Q: How does DocBook compare to AsciiDoc?
A: DocBook is a full XML schema with precise semantic elements, while AsciiDoc is a lightweight markup that can output DocBook XML. AsciiDoc is easier to write; DocBook is more precise and validatable. Many teams use AsciiDoc for authoring and generate DocBook as an intermediate format for processing.
Q: What tools do I need to process DocBook?
A: For HTML output, use xsltproc or Saxon with the DocBook XSL stylesheets. For PDF, use Apache FOP or dblatex. For editing, specialized XML editors like oXygen XML Editor or XMLmind provide structured editing with validation. Pandoc can also convert DocBook to many other formats.
Q: Can I validate my DocBook documents?
A: Yes, DocBook documents can be validated against the official RELAX NG schema, DTD, or W3C XML Schema. Validation ensures your document follows the correct structure and uses valid element combinations. Most XML editors perform validation automatically as you type.
Q: What is the difference between DocBook 4 and DocBook 5?

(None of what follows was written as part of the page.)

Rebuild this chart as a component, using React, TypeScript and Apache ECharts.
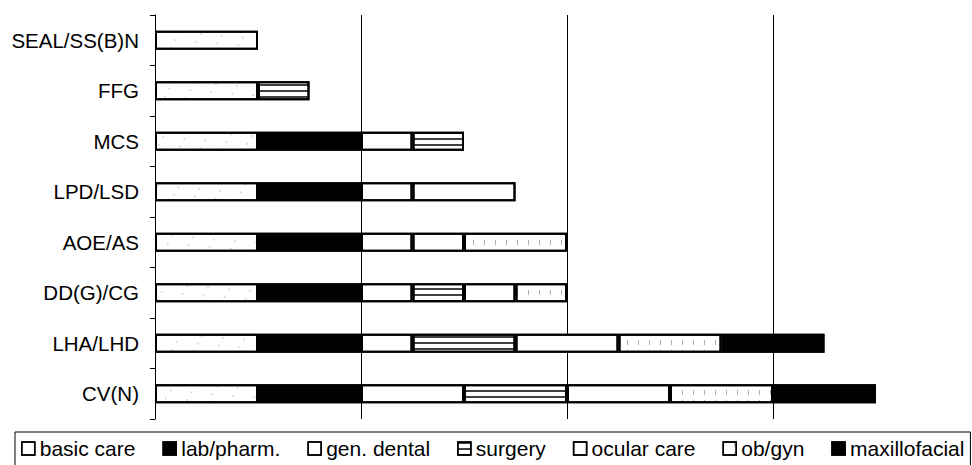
import React, { useEffect, useRef } from "react";
import * as echarts from "echarts";

const categories = [
  "SEAL/SS(B)N",
  "FFG",
  "MCS",
  "LPD/LSD",
  "AOE/AS",
  "DD(G)/CG",
  "LHA/LHD",
  "CV(N)",
];

const seriesNames = [
  "basic care",
  "lab/pharm.",
  "gen. dental",
  "surgery",
  "ocular care",
  "ob/gyn",
  "maxillofacial",
];

const basicCare = [1, 1, 1, 1, 1, 1, 1, 1];
const labPharm = [0, 0, 1, 1, 1, 1, 1, 1];
const genDental = [0, 0, 0.5, 0.5, 0.5, 0.5, 0.5, 1];
const surgery = [0, 0.5, 0.5, 0, 0, 0.5, 1, 1];
const ocularCare = [0, 0, 0, 1, 0.5, 0.5, 1, 1];
const obGyn = [0, 0, 0, 0, 1, 0.5, 1, 1];
const maxillofacial = [0, 0, 0, 0, 0, 0, 1, 1];

const seriesValues = [basicCare, labPharm, genDental, surgery, ocularCare, obGyn, maxillofacial];

const FONT = "'Liberation Sans', Arial, sans-serif";

export default function App() {
  const ref = useRef<HTMLDivElement>(null);

  useEffect(() => {
    if (!ref.current) return;
    const chart = echarts.init(ref.current, null, { renderer: "svg" });

    const fills = ["#ffffff", "#000000", "#ffffff", "#ffffff", "#ffffff", "#ffffff", "#000000"];
    const plain = {
      symbol: "rect",
      symbolSize: 1,
      dashArrayX: [1, 0],
      dashArrayY: [1, 0],
      color: "rgba(0,0,0,0)",
    };
    const decals: any[] = [
      {
        symbol: "circle",
        symbolSize: 0.6,
        dashArrayX: [2, 17],
        dashArrayY: [2, 7],
        color: "rgba(0,0,0,0.4)",
      },
      plain,
      plain,
      {
        symbol: "rect",
        symbolSize: 1,
        dashArrayX: [1, 0],
        dashArrayY: [1.5, 4],
        color: "rgba(0,0,0,0.75)",
      },
      plain,
      {
        symbol: "rect",
        symbolSize: 1,
        dashArrayX: [1, 10],
        dashArrayY: [5, 5],
        color: "rgba(0,0,0,0.3)",
      },
      plain,
    ];

    const series = seriesNames.map((name, i) => ({
      name,
      type: "bar",
      stack: "total",
      barWidth: 19,
      data: seriesValues[i].map((v) => (v === 0 ? null : v)),
      itemStyle: {
        color: fills[i],
        borderColor: "#000",
        borderWidth: 2,
        decal: decals[i],
      },
      emphasis: { disabled: true },
    }));

    chart.setOption({
      animation: false,
      backgroundColor: "#ffffff",
      aria: { enabled: true, decal: { show: true } },
      textStyle: { fontFamily: FONT },
      grid: {
        left: 155,
        top: 15,
        height: 404,
        width: 824,
        outerBoundsMode: "none",
        containLabel: false,
      },
      legend: {
        data: seriesNames,
        left: 15,
        top: 432,
        icon: "rect",
        itemWidth: 13,
        itemHeight: 13,
        itemGap: 27,
        padding: [6, 6, 20, 6],
        borderColor: "#000",
        borderWidth: 1,
        itemStyle: { borderColor: "#000", borderWidth: 1.5 },
        textStyle: { fontSize: 21, color: "#000", fontFamily: FONT },
        selectedMode: false,
      },
      xAxis: {
        type: "value",
        min: 0,
        max: 8,
        interval: 2,
        axisLabel: { show: false },
        axisLine: { show: false },
        axisTick: { show: false },
        splitLine: { show: true, lineStyle: { color: "#000", width: 1 } },
      },
      yAxis: {
        type: "category",
        inverse: true,
        data: categories,
        axisLine: { show: true, lineStyle: { color: "#000", width: 1 } },
        axisTick: { show: true, length: 5, lineStyle: { color: "#000" } },
        axisLabel: { fontSize: 20.5, color: "#000", margin: 16, fontFamily: FONT },
        splitLine: { show: false },
      },
      series,
    });

    return () => {
      chart.dispose();
    };
  }, []);

  return (
    <div
      ref={ref}
      style={{ position: "fixed", left: 0, top: 0, width: 972, height: 465, background: "#fff" }}
    />
  );
}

A: DocBook 5 uses XML namespaces, RELAX NG schema (instead of DTD), and introduces cleaner element naming. DocBook 4 used DTD validation and no namespaces. DocBook 5.1 is the current version and is recommended for new projects. Migration tools exist for converting DocBook 4 to 5.
Q: Is DocBook suitable for non-technical content?
A: While DocBook was designed for technical documentation, it can be used for any structured content. Its article and book elements work well for general publishing. However, for non-technical writing, lighter formats like EPUB, DOCX, or even Markdown may be more practical and easier to work with.